Stored dataset items:
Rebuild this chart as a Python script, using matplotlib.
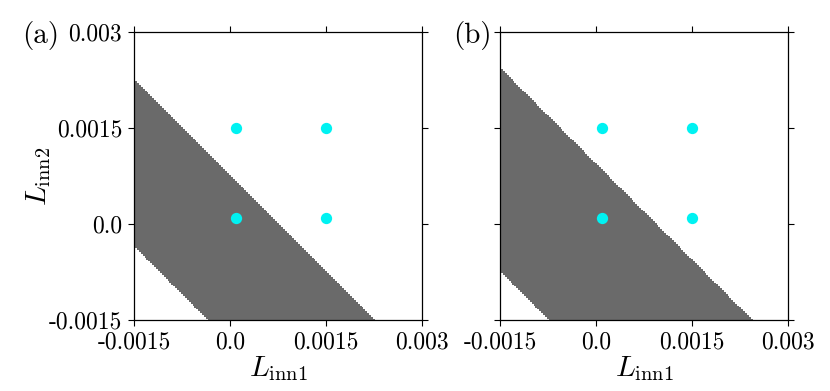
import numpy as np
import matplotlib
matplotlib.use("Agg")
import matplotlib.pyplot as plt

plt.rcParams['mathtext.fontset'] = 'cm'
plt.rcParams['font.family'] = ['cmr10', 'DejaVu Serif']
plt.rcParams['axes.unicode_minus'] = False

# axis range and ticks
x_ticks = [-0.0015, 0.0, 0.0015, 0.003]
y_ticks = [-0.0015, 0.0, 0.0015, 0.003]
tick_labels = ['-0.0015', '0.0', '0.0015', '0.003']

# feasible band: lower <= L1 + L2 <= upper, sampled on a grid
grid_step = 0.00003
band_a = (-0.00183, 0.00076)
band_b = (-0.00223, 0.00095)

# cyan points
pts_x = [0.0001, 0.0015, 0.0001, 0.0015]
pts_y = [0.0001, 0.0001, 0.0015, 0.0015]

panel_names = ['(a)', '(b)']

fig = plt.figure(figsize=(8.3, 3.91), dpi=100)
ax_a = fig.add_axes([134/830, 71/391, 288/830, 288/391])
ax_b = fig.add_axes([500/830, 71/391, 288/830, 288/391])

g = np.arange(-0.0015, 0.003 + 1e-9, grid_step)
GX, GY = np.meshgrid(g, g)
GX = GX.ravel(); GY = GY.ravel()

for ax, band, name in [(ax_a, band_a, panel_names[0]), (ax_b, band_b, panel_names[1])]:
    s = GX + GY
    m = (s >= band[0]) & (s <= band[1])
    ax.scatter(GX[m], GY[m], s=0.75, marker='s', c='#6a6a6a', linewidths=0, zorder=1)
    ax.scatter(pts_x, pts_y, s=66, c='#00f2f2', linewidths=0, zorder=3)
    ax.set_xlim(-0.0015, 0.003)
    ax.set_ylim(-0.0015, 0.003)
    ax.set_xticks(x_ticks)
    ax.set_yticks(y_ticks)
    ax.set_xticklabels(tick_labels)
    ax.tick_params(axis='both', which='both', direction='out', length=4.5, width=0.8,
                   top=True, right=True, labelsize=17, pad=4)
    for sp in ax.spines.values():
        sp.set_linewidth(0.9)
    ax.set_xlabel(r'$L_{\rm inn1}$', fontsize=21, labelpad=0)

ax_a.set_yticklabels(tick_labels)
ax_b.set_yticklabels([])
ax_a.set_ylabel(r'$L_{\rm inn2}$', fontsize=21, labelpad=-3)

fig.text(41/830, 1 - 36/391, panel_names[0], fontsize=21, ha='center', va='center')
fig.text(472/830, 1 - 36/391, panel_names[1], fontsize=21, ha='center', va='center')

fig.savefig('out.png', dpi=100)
---
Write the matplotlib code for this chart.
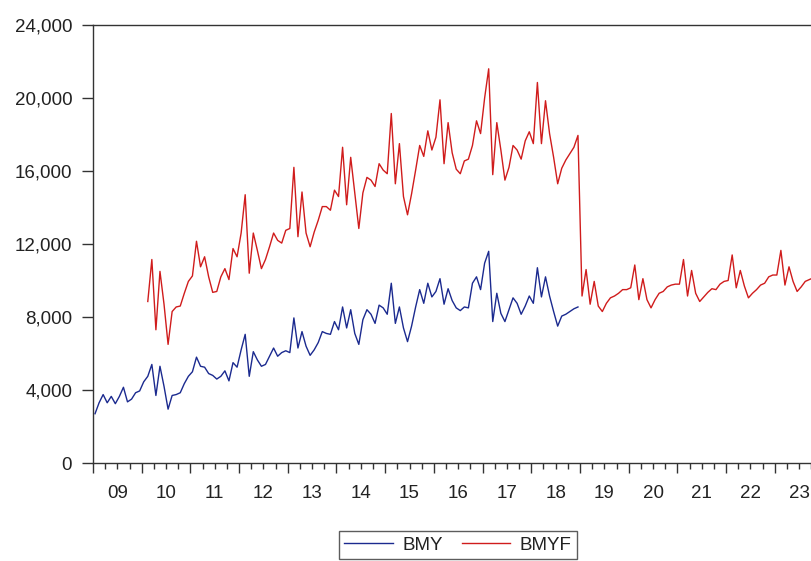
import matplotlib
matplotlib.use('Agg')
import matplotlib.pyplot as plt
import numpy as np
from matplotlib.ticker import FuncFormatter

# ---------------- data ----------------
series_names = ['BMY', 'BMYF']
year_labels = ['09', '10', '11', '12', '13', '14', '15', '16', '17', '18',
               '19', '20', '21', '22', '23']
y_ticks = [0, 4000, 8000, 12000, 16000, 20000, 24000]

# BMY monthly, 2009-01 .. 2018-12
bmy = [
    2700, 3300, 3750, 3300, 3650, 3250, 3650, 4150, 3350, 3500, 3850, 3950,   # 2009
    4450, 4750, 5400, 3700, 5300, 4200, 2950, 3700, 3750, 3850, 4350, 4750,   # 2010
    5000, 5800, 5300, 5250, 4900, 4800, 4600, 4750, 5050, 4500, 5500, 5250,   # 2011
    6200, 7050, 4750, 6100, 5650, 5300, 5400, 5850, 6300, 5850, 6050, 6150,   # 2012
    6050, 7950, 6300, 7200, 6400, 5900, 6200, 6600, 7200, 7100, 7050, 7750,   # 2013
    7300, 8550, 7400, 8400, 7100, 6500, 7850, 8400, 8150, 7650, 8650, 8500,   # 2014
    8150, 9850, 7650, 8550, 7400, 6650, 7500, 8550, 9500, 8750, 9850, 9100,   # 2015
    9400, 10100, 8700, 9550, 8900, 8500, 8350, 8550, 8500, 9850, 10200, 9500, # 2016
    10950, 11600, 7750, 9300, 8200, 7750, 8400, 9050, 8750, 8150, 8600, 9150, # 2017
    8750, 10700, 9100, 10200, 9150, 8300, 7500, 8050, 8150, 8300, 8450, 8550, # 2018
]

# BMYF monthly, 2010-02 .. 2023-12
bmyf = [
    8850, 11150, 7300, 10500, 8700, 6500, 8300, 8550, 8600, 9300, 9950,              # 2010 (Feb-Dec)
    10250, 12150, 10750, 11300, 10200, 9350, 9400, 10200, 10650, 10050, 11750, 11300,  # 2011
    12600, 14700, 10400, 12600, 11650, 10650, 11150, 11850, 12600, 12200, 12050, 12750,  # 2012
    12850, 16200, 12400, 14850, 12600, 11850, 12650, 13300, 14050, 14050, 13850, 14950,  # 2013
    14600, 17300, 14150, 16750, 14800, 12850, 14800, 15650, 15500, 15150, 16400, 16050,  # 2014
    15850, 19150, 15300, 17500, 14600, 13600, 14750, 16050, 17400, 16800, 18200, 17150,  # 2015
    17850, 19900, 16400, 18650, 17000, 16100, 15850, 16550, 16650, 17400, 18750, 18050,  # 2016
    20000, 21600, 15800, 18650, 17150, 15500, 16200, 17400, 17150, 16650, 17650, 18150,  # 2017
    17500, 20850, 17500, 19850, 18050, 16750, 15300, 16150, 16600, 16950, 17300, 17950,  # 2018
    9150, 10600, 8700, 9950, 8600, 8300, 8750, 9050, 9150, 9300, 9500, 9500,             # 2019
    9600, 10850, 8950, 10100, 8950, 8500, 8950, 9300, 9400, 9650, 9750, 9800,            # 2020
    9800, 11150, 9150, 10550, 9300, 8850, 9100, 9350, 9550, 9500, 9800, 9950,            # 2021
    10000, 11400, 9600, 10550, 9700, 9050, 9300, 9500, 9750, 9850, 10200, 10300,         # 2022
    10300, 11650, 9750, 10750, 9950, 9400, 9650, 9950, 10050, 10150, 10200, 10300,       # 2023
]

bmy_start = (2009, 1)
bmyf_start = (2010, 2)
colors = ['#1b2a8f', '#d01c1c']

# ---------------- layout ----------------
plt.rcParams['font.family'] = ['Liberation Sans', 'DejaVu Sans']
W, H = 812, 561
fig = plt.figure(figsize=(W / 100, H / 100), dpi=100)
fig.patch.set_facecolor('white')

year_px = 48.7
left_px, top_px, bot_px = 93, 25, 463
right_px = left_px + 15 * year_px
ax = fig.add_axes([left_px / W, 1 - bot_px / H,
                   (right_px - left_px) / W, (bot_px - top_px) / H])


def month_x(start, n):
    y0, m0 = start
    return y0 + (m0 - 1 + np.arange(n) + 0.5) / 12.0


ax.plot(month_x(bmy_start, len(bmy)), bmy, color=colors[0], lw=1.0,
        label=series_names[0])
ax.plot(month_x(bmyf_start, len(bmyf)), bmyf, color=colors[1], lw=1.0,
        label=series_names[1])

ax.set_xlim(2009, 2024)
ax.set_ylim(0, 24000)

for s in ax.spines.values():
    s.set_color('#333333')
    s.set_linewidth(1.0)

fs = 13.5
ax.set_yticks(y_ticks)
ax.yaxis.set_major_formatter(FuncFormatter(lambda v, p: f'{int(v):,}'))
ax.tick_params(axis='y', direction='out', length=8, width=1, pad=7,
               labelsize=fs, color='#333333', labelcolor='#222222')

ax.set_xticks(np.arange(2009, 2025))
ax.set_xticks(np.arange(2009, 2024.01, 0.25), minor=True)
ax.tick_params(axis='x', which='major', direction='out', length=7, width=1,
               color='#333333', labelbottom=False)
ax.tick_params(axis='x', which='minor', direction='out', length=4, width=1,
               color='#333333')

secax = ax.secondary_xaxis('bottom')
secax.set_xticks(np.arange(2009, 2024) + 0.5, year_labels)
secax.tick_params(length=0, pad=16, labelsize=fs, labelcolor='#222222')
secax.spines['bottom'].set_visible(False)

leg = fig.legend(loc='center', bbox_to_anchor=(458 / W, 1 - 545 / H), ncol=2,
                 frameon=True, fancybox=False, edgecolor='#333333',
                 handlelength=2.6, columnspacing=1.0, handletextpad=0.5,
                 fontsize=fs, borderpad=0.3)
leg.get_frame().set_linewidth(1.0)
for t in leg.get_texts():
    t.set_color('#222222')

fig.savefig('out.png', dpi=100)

◆ **Job**
Keep to the stretch from the line containing "Write the matplotlib code for this chart." through the line containing "y_ticks = [0, 4000, 8000, 12000, 16000, 20000, 24000]", both ends included, and copy it exactly from the listing above, minus the pictures.

◆ **Response below**
Write the matplotlib code for this chart.
import matplotlib
matplotlib.use('Agg')
import matplotlib.pyplot as plt
import numpy as np
from matplotlib.ticker import FuncFormatter

# ---------------- data ----------------
series_names = ['BMY', 'BMYF']
year_labels = ['09', '10', '11', '12', '13', '14', '15', '16', '17', '18',
               '19', '20', '21', '22', '23']
y_ticks = [0, 4000, 8000, 12000, 16000, 20000, 24000]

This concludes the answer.